**Your task:**
Transcribe the material in full. Nothing should differ except that the pictures are left out.

**Collected material:**
════════════════

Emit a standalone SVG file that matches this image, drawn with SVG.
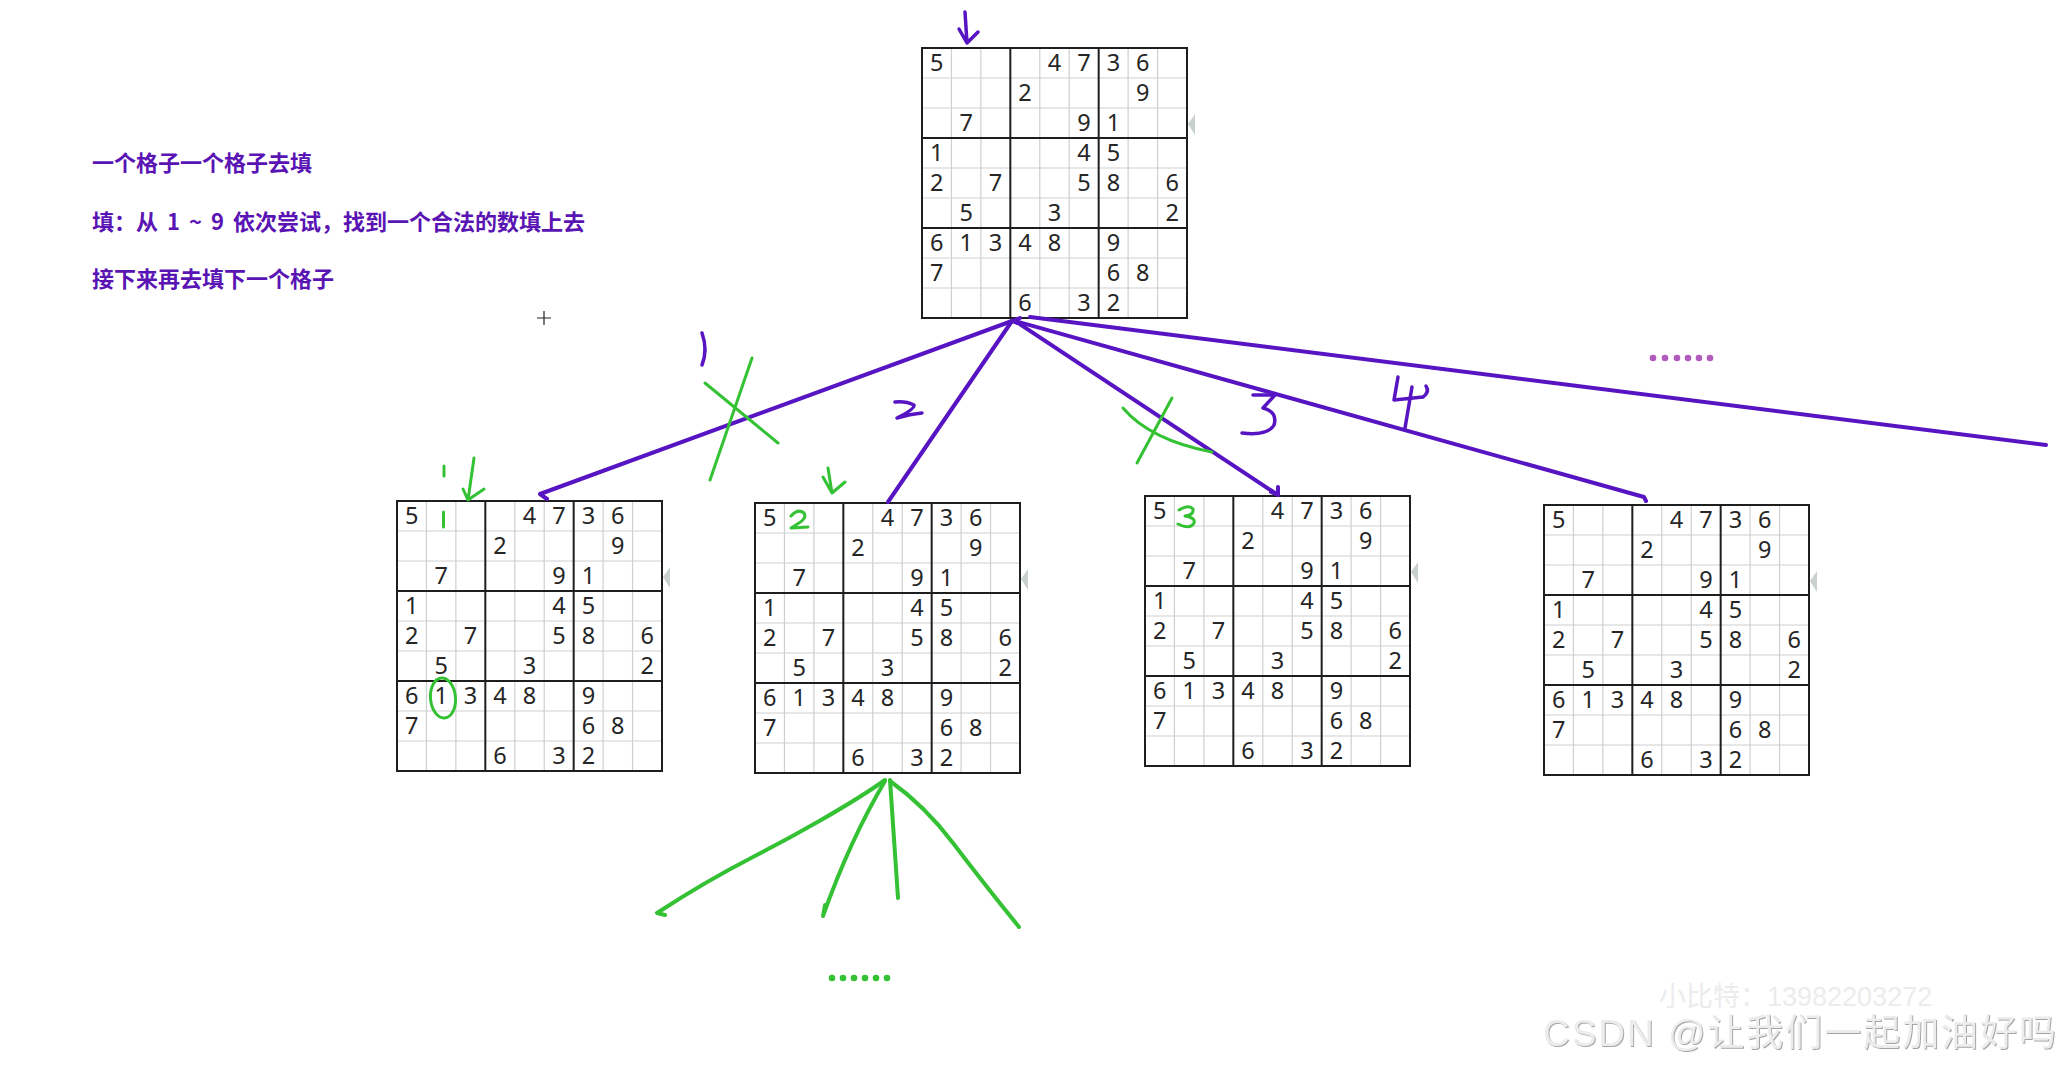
<svg xmlns="http://www.w3.org/2000/svg" xmlns:xlink="http://www.w3.org/1999/xlink" width="2062" height="1066" viewBox="0 0 2062 1066">
<style>
.thin{stroke:#cfcfcf;stroke-width:1.2;fill:none}
.thick{stroke:#1e1e1e;stroke-width:2;fill:none}
.d{font-family:"Noto Sans","Liberation Sans",sans-serif;font-size:23.5px;fill:#262626;text-anchor:middle}
.note{font-family:"Noto Sans CJK SC","Noto Sans",sans-serif;font-size:22px;font-weight:bold;fill:#5a14b4}
.pl{stroke:#5714c2;stroke-width:4;fill:none;stroke-linecap:round;stroke-linejoin:round}
.ph{stroke:#5714c2;stroke-width:3.5;fill:none;stroke-linecap:round;stroke-linejoin:round}
.gl{stroke:#34c234;stroke-width:4;fill:none;stroke-linecap:round;stroke-linejoin:round}
.gh{stroke:#34c234;stroke-width:3;fill:none;stroke-linecap:round;stroke-linejoin:round}
.wm{font-family:"Liberation Sans","Noto Sans CJK SC",sans-serif}
</style>
<defs>
<filter id="emboss" x="-5%" y="-20%" width="110%" height="140%">
<feDropShadow dx="1" dy="1" stdDeviation="0.6" flood-color="#9a9a9a" flood-opacity="0.9"/>
</filter>
<symbol id="board" overflow="visible">
<rect x="0" y="0" width="265" height="270" fill="#fff"/>
<path class="thin" d="M29.44,0V270M58.89,0V270M117.78,0V270M147.22,0V270M206.11,0V270M235.56,0V270M0,30H265M0,60H265M0,120H265M0,150H265M0,210H265M0,240H265"/>
<path class="thick" d="M88.33,0V270M176.67,0V270M0,90H265M0,180H265"/>
<rect class="thick" x="0" y="0" width="265" height="270"/>
<path d="M266,76 L273,66 L273,87 Z" fill="#c9d0d0"/>
<text class="d" x="14.7" y="23.3">5</text><text class="d" x="132.5" y="23.3">4</text><text class="d" x="162" y="23.3">7</text><text class="d" x="191.4" y="23.3">3</text><text class="d" x="220.8" y="23.3">6</text>
<text class="d" x="103.1" y="53.3">2</text><text class="d" x="220.8" y="53.3">9</text>
<text class="d" x="44.2" y="83.3">7</text><text class="d" x="162" y="83.3">9</text><text class="d" x="191.4" y="83.3">1</text>
<text class="d" x="14.7" y="113.3">1</text><text class="d" x="162" y="113.3">4</text><text class="d" x="191.4" y="113.3">5</text>
<text class="d" x="14.7" y="143.3">2</text><text class="d" x="73.6" y="143.3">7</text><text class="d" x="162" y="143.3">5</text><text class="d" x="191.4" y="143.3">8</text><text class="d" x="250.3" y="143.3">6</text>
<text class="d" x="44.2" y="173.3">5</text><text class="d" x="132.5" y="173.3">3</text><text class="d" x="250.3" y="173.3">2</text>
<text class="d" x="14.7" y="203.3">6</text><text class="d" x="44.2" y="203.3">1</text><text class="d" x="73.6" y="203.3">3</text><text class="d" x="103.1" y="203.3">4</text><text class="d" x="132.5" y="203.3">8</text><text class="d" x="191.4" y="203.3">9</text>
<text class="d" x="14.7" y="233.3">7</text><text class="d" x="191.4" y="233.3">6</text><text class="d" x="220.8" y="233.3">8</text>
<text class="d" x="103.1" y="263.3">6</text><text class="d" x="162" y="263.3">3</text><text class="d" x="191.4" y="263.3">2</text>
</symbol>
</defs>
<rect width="2062" height="1066" fill="#fff"/>

<g id="notes">
<text class="note" x="92" y="171">一个格子一个格子去填</text>
<text class="note" x="92" y="230" word-spacing="4">填：从 1 ~ 9 依次尝试，找到一个合法的数填上去</text>
<text class="note" x="92" y="287">接下来再去填下一个格子</text>
</g>
<path id="cursor" d="M537,318H551M544,311V325" stroke="#222" stroke-width="1.2"/>

<g id="node-root">
<use xlink:href="#board" x="922" y="48"/>
<path class="ph" d="M965,12 L967,43 M959,29 L967,43 L978,32"/>
</g>

<g id="node-try1">
<use xlink:href="#board" x="397" y="501"/>
<path class="gh" d="M443.5,512 L443.5,527"/>
<ellipse cx="443" cy="698" rx="12.5" ry="20" class="gh" transform="rotate(-5 443 698)"/>
<path class="gh" d="M474,458 L468,500 M463,489 L468,500 L484,489"/>
<path class="gh" d="M444,466 L444,476"/>
</g>

<g id="node-try2">
<use xlink:href="#board" x="755" y="503"/>
<path class="gh" stroke-width="3.5" d="M791,516 Q798,508 804,513 Q807,518 799,523 L791,528 L808,527"/>
<path class="gh" d="M828,468 L832,493 M823,477 L832,493 L845,482"/>
</g>

<g id="node-try3">
<use xlink:href="#board" x="1145" y="496"/>
<path class="gh" stroke-width="3.5" d="M1179,510 Q1189,504 1193,509 Q1194,515 1185,516 Q1196,518 1194,523 Q1190,530 1178,524"/>
</g>

<g id="node-try4">
<use xlink:href="#board" x="1544" y="505"/>
</g>

<g id="connectors">
<path class="pl" d="M1012,321 L540,494 L547,499"/>
<path class="pl" d="M1012,321 L888,502"/>
<path class="pl" d="M1015,321 L1278,495 M1271,492 L1278,495 L1278,487"/>
<path class="pl" d="M1015,321 L1644,497 L1646,501"/>
<path class="pl" d="M1030,317 L2046,445"/>
<path class="pl" d="M1017,323 L1012,321 L1020,318"/>
<path class="gl" d="M885,780 C850,805 790,838 753,857 S680,898 657,913 L665,915"/>
<path class="gl" d="M885,781 Q850,840 823,916 L825,905"/>
<path class="gl" d="M890,780 Q893,827 898,898"/>
<path class="gl" d="M890,781 Q925,806 953,843 T1019,927"/>
</g>

<g id="labels">
<path class="ph" d="M702,333 Q708,350 702,365"/>
<path class="ph" d="M895,402 Q906,401 914,405 Q915,409 897,418 Q910,414 922,413"/>
<path class="ph" d="M1253,395 L1275,395 L1263,408 Q1278,412 1274,425 Q1268,436 1242,433"/>
<path class="ph" d="M1398,377 L1394,400 L1423,397 Q1430,392 1426,386 M1412,387 L1405,428"/>
<path class="gh" d="M752,358 L710,480 M705,383 L778,443"/>
<path class="gh" d="M1172,398 L1137,463 M1123,408 Q1150,440 1212,452"/>
<g fill="#b15bbd"><circle cx="1653" cy="358" r="3.3"/><circle cx="1665" cy="358" r="3.3"/><circle cx="1677" cy="358" r="3.3"/><circle cx="1688" cy="358" r="3.3"/><circle cx="1699" cy="358" r="3.3"/><circle cx="1710" cy="358" r="3.3"/></g>
<g fill="#34c234"><circle cx="832" cy="978" r="3.3"/><circle cx="843" cy="978" r="3.3"/><circle cx="854" cy="978" r="3.3"/><circle cx="865" cy="978" r="3.3"/><circle cx="876" cy="978" r="3.3"/><circle cx="887" cy="978" r="3.3"/></g>
</g>

<g id="watermark" class="wm">
<text x="1659" y="1006" font-size="27" fill="#ececec">小比特：13982203272</text>
<text x="1543" y="1046" font-size="37" fill="#ececec" textLength="513" filter="url(#emboss)">CSDN @让我们一起加油好吗</text>
</g>
</svg>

════════════════

**Written solution:**
Emit a standalone SVG file that matches this image, drawn with SVG.
<svg xmlns="http://www.w3.org/2000/svg" xmlns:xlink="http://www.w3.org/1999/xlink" width="2062" height="1066" viewBox="0 0 2062 1066">
<style>
.thin{stroke:#cfcfcf;stroke-width:1.2;fill:none}
.thick{stroke:#1e1e1e;stroke-width:2;fill:none}
.d{font-family:"Noto Sans","Liberation Sans",sans-serif;font-size:23.5px;fill:#262626;text-anchor:middle}
.note{font-family:"Noto Sans CJK SC","Noto Sans",sans-serif;font-size:22px;font-weight:bold;fill:#5a14b4}
.pl{stroke:#5714c2;stroke-width:4;fill:none;stroke-linecap:round;stroke-linejoin:round}
.ph{stroke:#5714c2;stroke-width:3.5;fill:none;stroke-linecap:round;stroke-linejoin:round}
.gl{stroke:#34c234;stroke-width:4;fill:none;stroke-linecap:round;stroke-linejoin:round}
.gh{stroke:#34c234;stroke-width:3;fill:none;stroke-linecap:round;stroke-linejoin:round}
.wm{font-family:"Liberation Sans","Noto Sans CJK SC",sans-serif}
</style>
<defs>
<filter id="emboss" x="-5%" y="-20%" width="110%" height="140%">
<feDropShadow dx="1" dy="1" stdDeviation="0.6" flood-color="#9a9a9a" flood-opacity="0.9"/>
</filter>
<symbol id="board" overflow="visible">
<rect x="0" y="0" width="265" height="270" fill="#fff"/>
<path class="thin" d="M29.44,0V270M58.89,0V270M117.78,0V270M147.22,0V270M206.11,0V270M235.56,0V270M0,30H265M0,60H265M0,120H265M0,150H265M0,210H265M0,240H265"/>
<path class="thick" d="M88.33,0V270M176.67,0V270M0,90H265M0,180H265"/>
<rect class="thick" x="0" y="0" width="265" height="270"/>
<path d="M266,76 L273,66 L273,87 Z" fill="#c9d0d0"/>
<text class="d" x="14.7" y="23.3">5</text><text class="d" x="132.5" y="23.3">4</text><text class="d" x="162" y="23.3">7</text><text class="d" x="191.4" y="23.3">3</text><text class="d" x="220.8" y="23.3">6</text>
<text class="d" x="103.1" y="53.3">2</text><text class="d" x="220.8" y="53.3">9</text>
<text class="d" x="44.2" y="83.3">7</text><text class="d" x="162" y="83.3">9</text><text class="d" x="191.4" y="83.3">1</text>
<text class="d" x="14.7" y="113.3">1</text><text class="d" x="162" y="113.3">4</text><text class="d" x="191.4" y="113.3">5</text>
<text class="d" x="14.7" y="143.3">2</text><text class="d" x="73.6" y="143.3">7</text><text class="d" x="162" y="143.3">5</text><text class="d" x="191.4" y="143.3">8</text><text class="d" x="250.3" y="143.3">6</text>
<text class="d" x="44.2" y="173.3">5</text><text class="d" x="132.5" y="173.3">3</text><text class="d" x="250.3" y="173.3">2</text>
<text class="d" x="14.7" y="203.3">6</text><text class="d" x="44.2" y="203.3">1</text><text class="d" x="73.6" y="203.3">3</text><text class="d" x="103.1" y="203.3">4</text><text class="d" x="132.5" y="203.3">8</text><text class="d" x="191.4" y="203.3">9</text>
<text class="d" x="14.7" y="233.3">7</text><text class="d" x="191.4" y="233.3">6</text><text class="d" x="220.8" y="233.3">8</text>
<text class="d" x="103.1" y="263.3">6</text><text class="d" x="162" y="263.3">3</text><text class="d" x="191.4" y="263.3">2</text>
</symbol>
</defs>
<rect width="2062" height="1066" fill="#fff"/>

<g id="notes">
<text class="note" x="92" y="171">一个格子一个格子去填</text>
<text class="note" x="92" y="230" word-spacing="4">填：从 1 ~ 9 依次尝试，找到一个合法的数填上去</text>
<text class="note" x="92" y="287">接下来再去填下一个格子</text>
</g>
<path id="cursor" d="M537,318H551M544,311V325" stroke="#222" stroke-width="1.2"/>

<g id="node-root">
<use xlink:href="#board" x="922" y="48"/>
<path class="ph" d="M965,12 L967,43 M959,29 L967,43 L978,32"/>
</g>

<g id="node-try1">
<use xlink:href="#board" x="397" y="501"/>
<path class="gh" d="M443.5,512 L443.5,527"/>
<ellipse cx="443" cy="698" rx="12.5" ry="20" class="gh" transform="rotate(-5 443 698)"/>
<path class="gh" d="M474,458 L468,500 M463,489 L468,500 L484,489"/>
<path class="gh" d="M444,466 L444,476"/>
</g>

<g id="node-try2">
<use xlink:href="#board" x="755" y="503"/>
<path class="gh" stroke-width="3.5" d="M791,516 Q798,508 804,513 Q807,518 799,523 L791,528 L808,527"/>
<path class="gh" d="M828,468 L832,493 M823,477 L832,493 L845,482"/>
</g>

<g id="node-try3">
<use xlink:href="#board" x="1145" y="496"/>
<path class="gh" stroke-width="3.5" d="M1179,510 Q1189,504 1193,509 Q1194,515 1185,516 Q1196,518 1194,523 Q1190,530 1178,524"/>
</g>

<g id="node-try4">
<use xlink:href="#board" x="1544" y="505"/>
</g>

<g id="connectors">
<path class="pl" d="M1012,321 L540,494 L547,499"/>
<path class="pl" d="M1012,321 L888,502"/>
<path class="pl" d="M1015,321 L1278,495 M1271,492 L1278,495 L1278,487"/>
<path class="pl" d="M1015,321 L1644,497 L1646,501"/>
<path class="pl" d="M1030,317 L2046,445"/>
<path class="pl" d="M1017,323 L1012,321 L1020,318"/>
<path class="gl" d="M885,780 C850,805 790,838 753,857 S680,898 657,913 L665,915"/>
<path class="gl" d="M885,781 Q850,840 823,916 L825,905"/>
<path class="gl" d="M890,780 Q893,827 898,898"/>
<path class="gl" d="M890,781 Q925,806 953,843 T1019,927"/>
</g>

<g id="labels">
<path class="ph" d="M702,333 Q708,350 702,365"/>
<path class="ph" d="M895,402 Q906,401 914,405 Q915,409 897,418 Q910,414 922,413"/>
<path class="ph" d="M1253,395 L1275,395 L1263,408 Q1278,412 1274,425 Q1268,436 1242,433"/>
<path class="ph" d="M1398,377 L1394,400 L1423,397 Q1430,392 1426,386 M1412,387 L1405,428"/>
<path class="gh" d="M752,358 L710,480 M705,383 L778,443"/>
<path class="gh" d="M1172,398 L1137,463 M1123,408 Q1150,440 1212,452"/>
<g fill="#b15bbd"><circle cx="1653" cy="358" r="3.3"/><circle cx="1665" cy="358" r="3.3"/><circle cx="1677" cy="358" r="3.3"/><circle cx="1688" cy="358" r="3.3"/><circle cx="1699" cy="358" r="3.3"/><circle cx="1710" cy="358" r="3.3"/></g>
<g fill="#34c234"><circle cx="832" cy="978" r="3.3"/><circle cx="843" cy="978" r="3.3"/><circle cx="854" cy="978" r="3.3"/><circle cx="865" cy="978" r="3.3"/><circle cx="876" cy="978" r="3.3"/><circle cx="887" cy="978" r="3.3"/></g>
</g>

<g id="watermark" class="wm">
<text x="1659" y="1006" font-size="27" fill="#ececec">小比特：13982203272</text>
<text x="1543" y="1046" font-size="37" fill="#ececec" textLength="513" filter="url(#emboss)">CSDN @让我们一起加油好吗</text>
</g>
</svg>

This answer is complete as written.